Discovering Spatial Correlations of Earth Observations for weather forecasting by using Graph Structure Learning

TL;DR

This work addresses the limitations of fixed graph structures in numerical weather prediction by introducing CloudNine-v2, a spatiotemporal graph neural network with adaptive, distance-aware structure learning to discover dynamic spatial correlations between NWP grid points and heterogeneous Earth observations. It constructs region-specific adjacencies via a differentiable Gumbel-Softmax over edge scores that combine feature similarity and spatial distance, with a continuous neighborhood size $k_{i,t}$ that adapts per node. A subgraph sampling strategy ($k$-hop, $k=3$) enables scalable integration of multi-source data into a STGNN with a GNN encoder and GRU decoder, while pretraining on node-feature reconstruction helps facilitate learning across heterogeneous inputs. Empirical results on Korean Peninsula data show substantial improvements (up to 15% RMSE reduction) and enhanced robustness in highly variable regions, validating the approach’s ability to capture dynamic spatial relationships and localized atmospheric variability, with strong implications for multi-source data assimilation in weather forecasting.

Abstract

This study aims to improve the accuracy of weather predictions by discovering spatial correlations between Earth observations and atmospheric states. Existing numerical weather prediction (NWP) systems predict future atmospheric states at fixed locations, which are called NWP grid points, by analyzing previous atmospheric states and newly acquired Earth observations. However, the shifting locations of observations and the surrounding meteorological context induce complex, dynamic spatial correlations that are difficult for traditional NWP systems to capture, since they rely on strict statistical and physical formulations. To handle complicated spatial correlations, which change dynamically, we employ a spatiotemporal graph neural networks (STGNNs) with structure learning.
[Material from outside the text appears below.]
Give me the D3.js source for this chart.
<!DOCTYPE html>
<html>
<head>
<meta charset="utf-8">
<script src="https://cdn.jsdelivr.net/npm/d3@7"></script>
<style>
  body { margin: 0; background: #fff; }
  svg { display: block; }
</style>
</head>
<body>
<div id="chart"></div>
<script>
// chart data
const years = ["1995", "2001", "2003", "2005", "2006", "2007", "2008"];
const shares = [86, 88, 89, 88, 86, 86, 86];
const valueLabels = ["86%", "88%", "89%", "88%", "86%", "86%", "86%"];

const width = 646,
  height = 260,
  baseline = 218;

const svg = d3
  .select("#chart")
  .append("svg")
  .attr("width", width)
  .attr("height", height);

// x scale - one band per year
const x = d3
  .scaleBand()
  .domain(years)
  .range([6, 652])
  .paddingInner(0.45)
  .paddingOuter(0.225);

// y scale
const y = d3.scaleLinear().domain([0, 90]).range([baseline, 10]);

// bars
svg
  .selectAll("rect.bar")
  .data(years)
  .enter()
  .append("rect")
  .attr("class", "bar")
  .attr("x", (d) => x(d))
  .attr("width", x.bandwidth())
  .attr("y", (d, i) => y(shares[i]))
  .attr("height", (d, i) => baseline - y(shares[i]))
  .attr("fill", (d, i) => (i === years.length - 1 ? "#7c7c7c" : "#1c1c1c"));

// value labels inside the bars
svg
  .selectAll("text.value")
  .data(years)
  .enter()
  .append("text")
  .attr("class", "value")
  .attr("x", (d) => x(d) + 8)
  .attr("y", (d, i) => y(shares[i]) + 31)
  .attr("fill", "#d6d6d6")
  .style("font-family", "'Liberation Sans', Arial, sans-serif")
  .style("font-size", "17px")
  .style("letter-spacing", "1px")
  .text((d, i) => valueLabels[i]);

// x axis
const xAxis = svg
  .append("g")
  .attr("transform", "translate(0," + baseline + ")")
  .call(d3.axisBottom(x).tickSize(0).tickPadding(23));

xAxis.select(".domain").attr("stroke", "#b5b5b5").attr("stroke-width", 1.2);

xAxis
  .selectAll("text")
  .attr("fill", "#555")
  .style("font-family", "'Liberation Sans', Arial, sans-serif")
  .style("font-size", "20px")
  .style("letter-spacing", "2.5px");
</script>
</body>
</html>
However, structure learning has an inherent limitation that this can cause structural information loss and over-smoothing problem by generating excessive edges. To solve this problem, we regulate edge sampling by adaptively determining node degrees and considering the spatial distances between NWP grid points and observations. We validated the effectiveness of the proposed method (CloudNine-v2) using real-world atmospheric state and observation data from East Asia, achieving up to 15\% reductions in RMSE over existing STGNN models. Even in areas with high atmospheric variability, CloudNine-v2 consistently outperformed baselines with and without structure learning.

Figures (4)

• Figure 1: Regional variability and its impact on atmospheric state estimation errors. Areas with higher variability (black eclipses) tend to show larger RMSE values.
• Figure 2: An illustration of the overall process of CloudNine-v2. The model consists of three stages: (1) extracting features in both NWP grid points and multi-source observations, (2) adaptive graph structure learning, and (3) spatial and temporal feature extraction for weather forecasting.
• Figure 3: Node-level prediction accuracy for four meteorological variables, classified by low and high temporal variability groups.
• Figure 4: Sensitivity analysis of (left) the Gumbel-softmax temperature ($\tau$), and (right) the hidden dimension size, evaluated in terms of mean $R^2$ (solid line) and standard deviation (shaded area).